Summer of Love at The Schirn in Frankfurt
Saturday, 24 June 2006 11:49
Frankfurt, Germany -“Summer of Love” is a ground-breaking exhibition about psychedelic art which illustrates the unique connections between contemporary art, popular culture, and political protest during the 1960s and early 1970s. The presentation reveals that psychedelia constitutes one of the most exciting but also one of the most neglected phenomena in the history of the 20th century.

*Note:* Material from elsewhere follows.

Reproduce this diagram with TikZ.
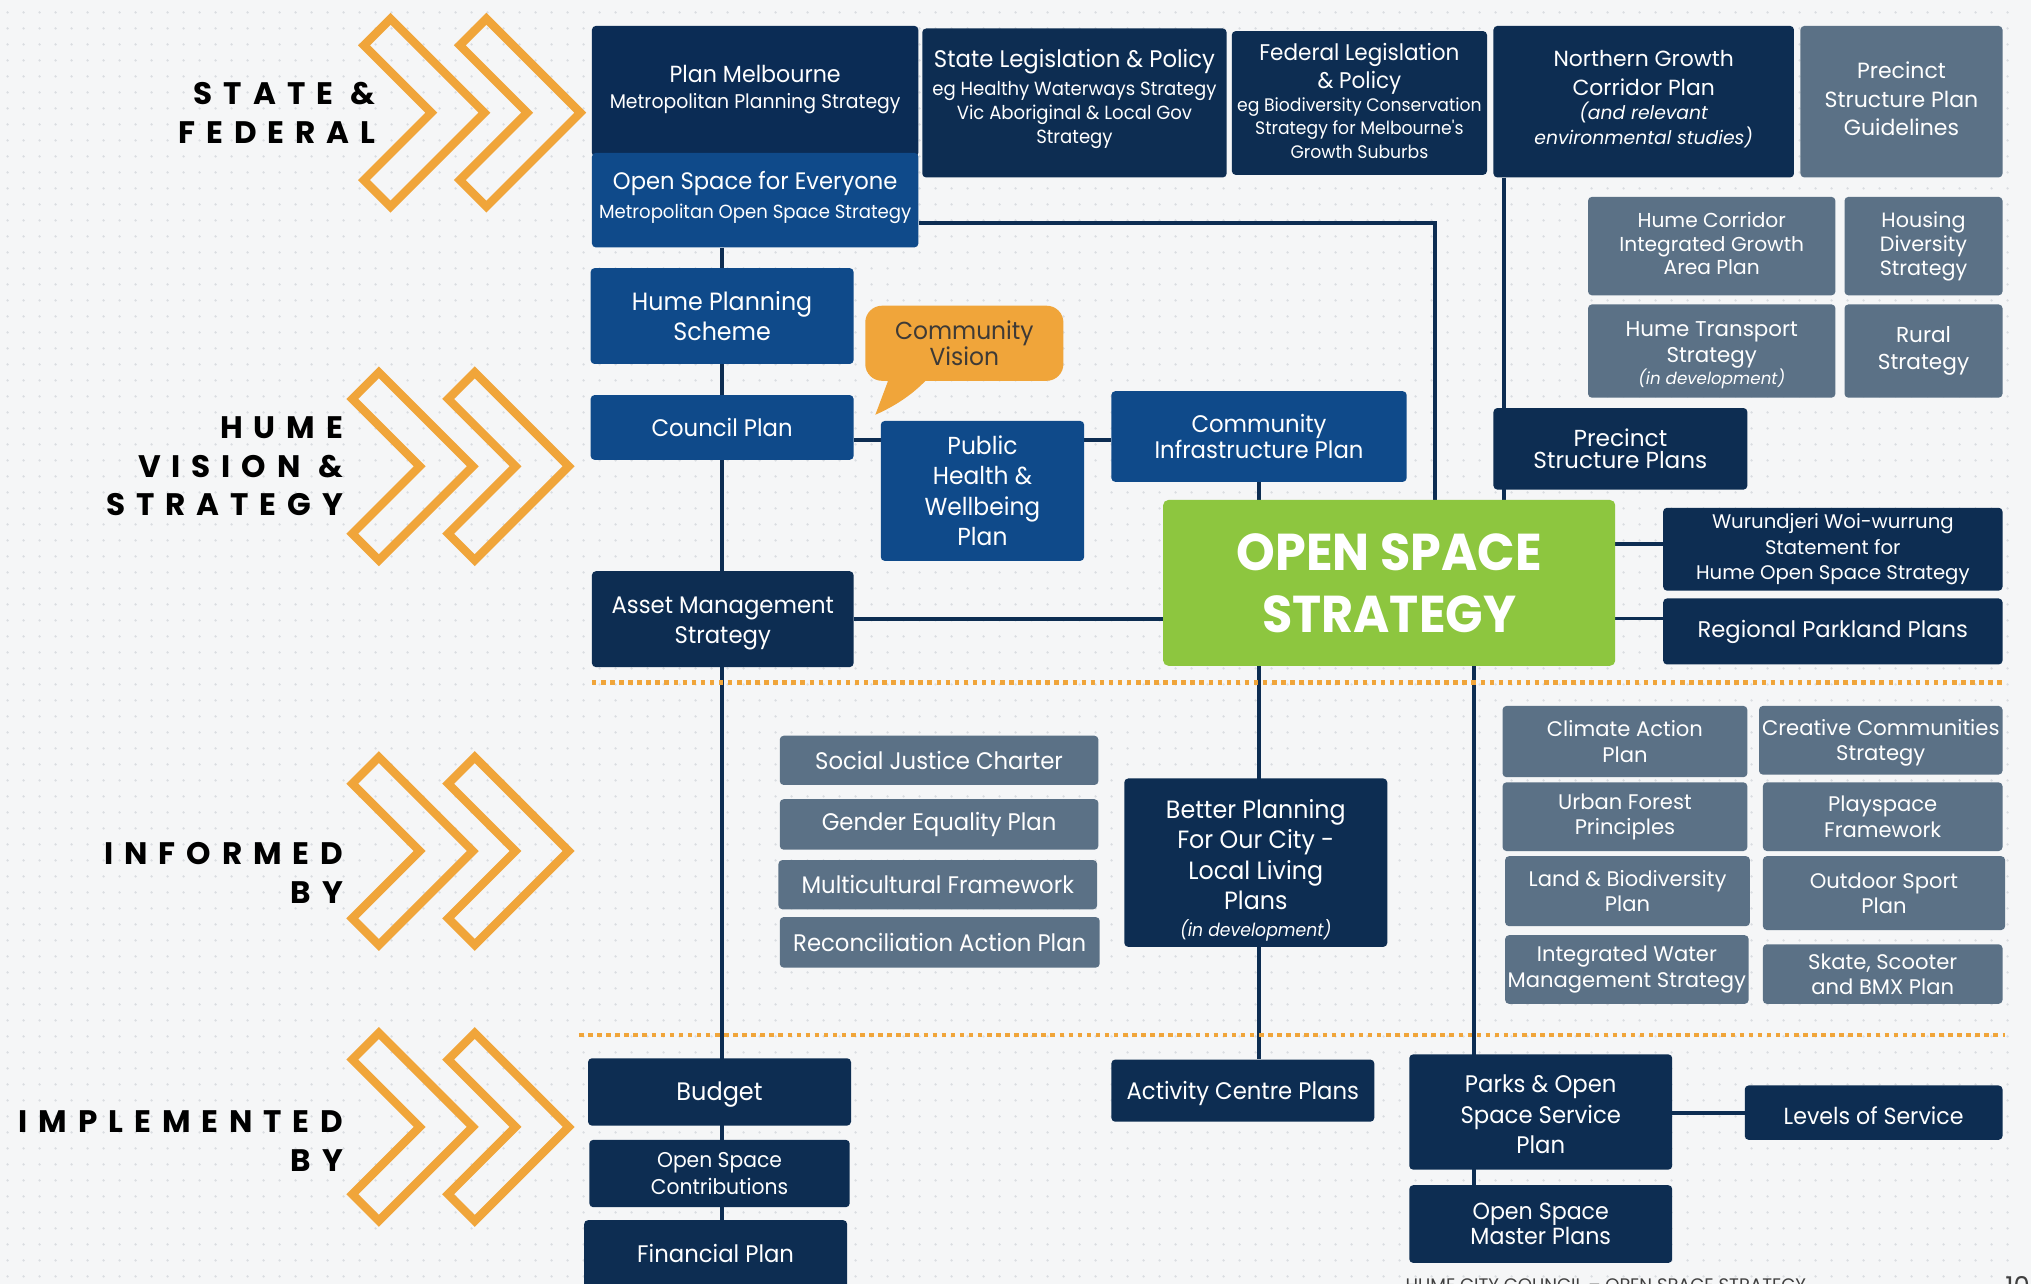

The dialogue between psychedelic art and the political revolution and counterculture of the time manifested itself in an extraordinary aesthetic that gave expression to the social, political, ethnical, and sexual liberation.Psychedelic art has traditionally been relegated to the realm of applied art and bad taste, always obscured by the historically and institutionally sanctioned art of the era, the center of which was occupied by Pop, Minimal and Conceptual Art. The psychedelic style was the result of a productive interaction between art, technology, drug culture, music, and many other influences that created an extraordinary aesthetics deeply steeped in the spirit of emancipation and freedom. Most important was the expansion of the range of forms, colors, and media triggered by mind-expanding approaches and linked with a new perception of space.
Offering a wealth of 350 items from the fields of painting, sculpture, photography, film, video, environment, architecture, graphic design, and fashion, “Summer of Love” comprises works by Isaac Abrams, Richard Avedon, Lynda Benglis, Bernard Cohen, Richard Hamilton, Robert Indiana, Yayoi Kusama, Richard Lindner, and John McCracken. One of the major environments of the show is Mati Klarwein’s “New Aleph Sanctuary” (1963–1971), which brings together many of his motifs.
The medium of film is integrated into the exhibition through large-scale projections of works by Lawrence Jordan, Stan VanDerBeek, Andy Warhol, James Whitney, Jud Yalkut, and Nam June Paik.